Originally the plaintiff wanted more than ten times as much. With the $8m verdict, Apple only has a limited incentive to appeal the decision. They might indicate an intent to appeal in order to get a "discount" from the patent holder in exchange for a definitive settlement. That's what Google did in the Bedrock case (after a $5 million verdict).
Personal Audio LLC's lawsuit against Apple and three others -- Sirius XM Radio, Coby Electronics and Archos, all of whom settled in May and July 2010 -- is a typical NPE (non-practicing entity) case. Any Google search results for "Personal Audio LLC" relate to patent infringement lawsuits.
Unlike Lodsys, however, this company appears to have been set up by the principal "inventor" of the two patents.
The two patents-in-suit are U.S. Patent No. 6,199,076 on an "audio program player including a dynamic program selection controller" and U.S. Patent No. 7,509,178 on an "audio program distribution and playback system". Those two patents (the second one of which is a "divisional" of the other) basically cover downloadable playlists and share a common specification, which was filed on October 2, 1996 (the date of the original patent application). The oldest of the accused products (iPod classic, iPod mini, iPod shuffle, iPod nano, iPod Touch, and iPhone) is the original iPod. According to the complaint, "Apple did not begin work on the iPod until about 2000, around four years after the filing of the common specification in the Asserted Patents."

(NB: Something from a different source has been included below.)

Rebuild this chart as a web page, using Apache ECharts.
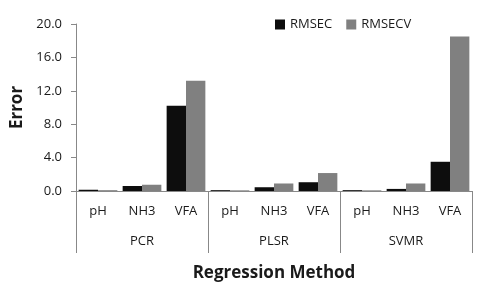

Personal Audio LLC filed its complaint on June 25, 2009, and amended it on September 4, 2009. Apple answered and brought counterclaims on November 12, 2009, asking the court to declare the patents invalid and not infringed. The jury apparently arrived at the opposite conclusion.
According to a blog that covers disputes in the Eastern District of Texas, says that Apple made a major mistake by producing "approximately 418 documents totaling more than 6,300 pages" just three weeks before the second trial setting in this case. (Hat tip to San Francisco Bay Area patent litigator Rick Frenkel for pointing me to this on Twitter.)

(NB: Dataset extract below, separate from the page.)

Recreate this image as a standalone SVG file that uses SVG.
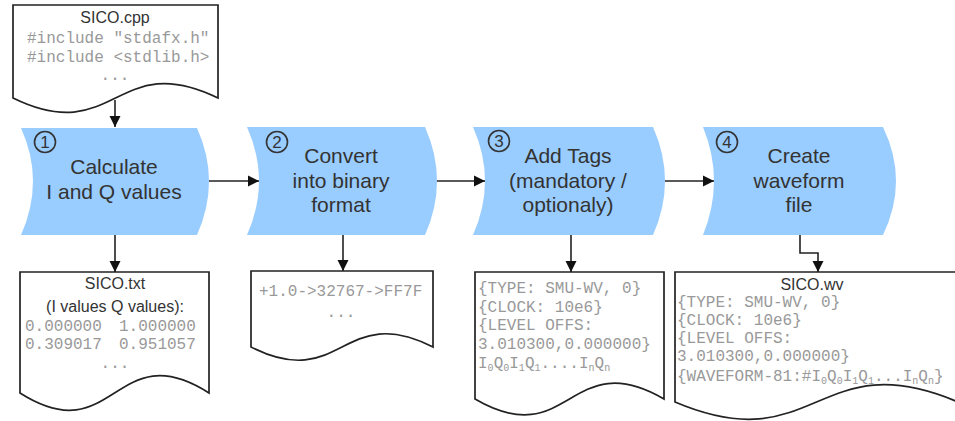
<svg xmlns="http://www.w3.org/2000/svg" width="955" height="421" viewBox="0 0 955 421">
<defs>
<style>
.step{fill:#99ccff;stroke:none}
.doc{fill:#fff;stroke:#222;stroke-width:1.7}
.lbl{font-family:"Liberation Sans",Arial,sans-serif;font-size:21px;fill:#333;text-anchor:middle}
.num{font-family:"Liberation Sans",Arial,sans-serif;font-size:17px;fill:#333;text-anchor:middle}
.ring{fill:none;stroke:#333;stroke-width:1.6}
.title{font-family:"Liberation Sans",Arial,sans-serif;font-size:16px;fill:#333;text-anchor:middle}
.mono{font-family:"Liberation Mono","Courier New",monospace;font-size:16px;fill:#999}
.sub{font-size:10px}
.conn{fill:none;stroke:#222;stroke-width:1.6}
</style>
<marker id="arr" viewBox="0 0 10 10" refX="10" refY="5" markerWidth="11" markerHeight="12" markerUnits="userSpaceOnUse" orient="auto">
<path d="M0,0 L10,5 L0,10 Z" fill="#111"/>
</marker>
</defs>
<rect width="955" height="421" fill="#fff"/>

<g id="doc-cpp">
<path class="doc" d="M13,5 H218 V98 C115.5,48 115.5,148 13,98 Z"/>
<text class="title" x="115" y="23">SICO.cpp</text>
<text class="mono" x="27" y="43" font-size="15.5">#include "stdafx.h"</text>
<text class="mono" x="27" y="62" font-size="15.5">#include &lt;stdlib.h&gt;</text>
<text class="mono" x="115" y="80" text-anchor="middle">...</text>
</g>

<g id="step1">
<path class="step" d="M21,128 H197 Q221,181 197,235 H21 Q45,181 21,128 Z"/>
<circle class="ring" cx="45" cy="142" r="10.5"/>
<text class="num" x="45" y="148">1</text>
<text class="lbl" x="114" y="174">Calculate</text>
<text class="lbl" x="114" y="199">I and Q values</text>
</g>

<g id="step2">
<path class="step" d="M247,127 H425 Q449,181 425,235 H247 Q271,181 247,127 Z"/>
<circle class="ring" cx="277" cy="142" r="10.5"/>
<text class="num" x="277" y="148">2</text>
<text class="lbl" x="341" y="163">Convert</text>
<text class="lbl" x="341" y="188">into binary</text>
<text class="lbl" x="341" y="212">format</text>
</g>

<g id="step3">
<path class="step" d="M473,127 H653 Q677,181 653,235 H473 Q497,181 473,127 Z"/>
<circle class="ring" cx="499" cy="141" r="10.5"/>
<text class="num" x="499" y="147">3</text>
<text class="lbl" x="568" y="163">Add Tags</text>
<text class="lbl" x="568" y="188">(mandatory /</text>
<text class="lbl" x="568" y="212">optionaly)</text>
</g>

<g id="step4">
<path class="step" d="M703,127 H883 Q909,181 883,235 H703 Q725,181 703,127 Z"/>
<circle class="ring" cx="727" cy="142" r="10.5"/>
<text class="num" x="727" y="148">4</text>
<text class="lbl" x="799" y="163">Create</text>
<text class="lbl" x="799" y="188">waveform</text>
<text class="lbl" x="799" y="212">file</text>
</g>

<g id="doc-txt">
<path class="doc" d="M20,272 H209 V393 C114.5,333 114.5,453 20,393 Z"/>
<text class="title" x="115" y="289">SICO.txt</text>
<text class="title" x="115" y="312">(I values Q values):</text>
<text class="mono" x="25" y="331">0.000000</text>
<text class="mono" x="119" y="331">1.000000</text>
<text class="mono" x="25" y="349">0.309017</text>
<text class="mono" x="119" y="349">0.951057</text>
<text class="mono" x="115" y="368" text-anchor="middle" font-size="12">...</text>
</g>

<g id="doc-bin">
<path class="doc" d="M251,271 H433 V347 C342,301 342,393 251,347 Z"/>
<text class="mono" x="259" y="296">+1.0-&gt;32767-&gt;FF7F</text>
<text class="mono" x="341" y="317" text-anchor="middle">...</text>
</g>

<g id="doc-tags">
<path class="doc" d="M475,272 H664 V399 C569.5,344 569.5,454 475,399 Z"/>
<text class="mono" x="478" y="293">{TYPE: SMU-WV, 0}</text>
<text class="mono" x="478" y="312">{CLOCK: 10e6}</text>
<text class="mono" x="478" y="330">{LEVEL OFFS:</text>
<text class="mono" x="478" y="349">3.010300,0.000000}</text>
<text class="mono" x="478" y="368">I<tspan class="sub" dy="3">0</tspan><tspan dy="-3">Q</tspan><tspan class="sub" dy="3">0</tspan><tspan dy="-3">I</tspan><tspan class="sub" dy="3">1</tspan><tspan dy="-3">Q</tspan><tspan class="sub" dy="3">1</tspan><tspan dy="-3">....I</tspan><tspan class="sub" dy="3">n</tspan><tspan dy="-3">Q</tspan><tspan class="sub" dy="3">n</tspan></text>
</g>

<g id="doc-wv">
<path class="doc" d="M675,272 H958 V402 C816.5,342 816.5,462 675,402 Z"/>
<text class="title" x="812" y="290">SICO.wv</text>
<text class="mono" x="677" y="307">{TYPE: SMU-WV, 0}</text>
<text class="mono" x="677" y="325">{CLOCK: 10e6}</text>
<text class="mono" x="677" y="343">{LEVEL OFFS:</text>
<text class="mono" x="677" y="361">3.010300,0.000000}</text>
<text class="mono" x="677" y="381">{WAVEFORM-81:#I<tspan class="sub" dy="3">0</tspan><tspan dy="-3">Q</tspan><tspan class="sub" dy="3">0</tspan><tspan dy="-3">I</tspan><tspan class="sub" dy="3">1</tspan><tspan dy="-3">Q</tspan><tspan class="sub" dy="3">1</tspan><tspan dy="-3">...I</tspan><tspan class="sub" dy="3">n</tspan><tspan dy="-3">Q</tspan><tspan class="sub" dy="3">n</tspan><tspan dy="-3">}</tspan></text>
</g>

<g id="connectors">
<path class="conn" d="M115,100 V127" marker-end="url(#arr)"/>
<path class="conn" d="M115,235 V272" marker-end="url(#arr)"/>
<path class="conn" d="M343,235 V271" marker-end="url(#arr)"/>
<path class="conn" d="M571,235 V272" marker-end="url(#arr)"/>
<path class="conn" d="M800,235 V253 H818 V272" marker-end="url(#arr)"/>
<path class="conn" d="M209,181 H259" marker-end="url(#arr)"/>
<path class="conn" d="M437,181 H485" marker-end="url(#arr)"/>
<path class="conn" d="M665,181 H714" marker-end="url(#arr)"/>
</g>
</svg>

On January 4, 2010, Apple and its fellow defendants moved to transfer the lawsuit from East Texas to Massachusetts. The court denied that order on February 11, 2010, essentially saying that there was no compelling reason for such a transfer. It's no coincidence that the other defendants settled only a few months later: they were probably afraid of the outcome of an East Texas jury trial. Presumably Personal Audio LLC let them off the hook for a much smaller amount than the $84 million it reportedly demanded from Apple.
In connection with Lodsys I previously warned app developers against the risk of losing in the first instance. If you're an Apple and have the time and money to appeal, then you can afford to take your chances. If you aren't, then you better settle, like the three smaller defendants in that case.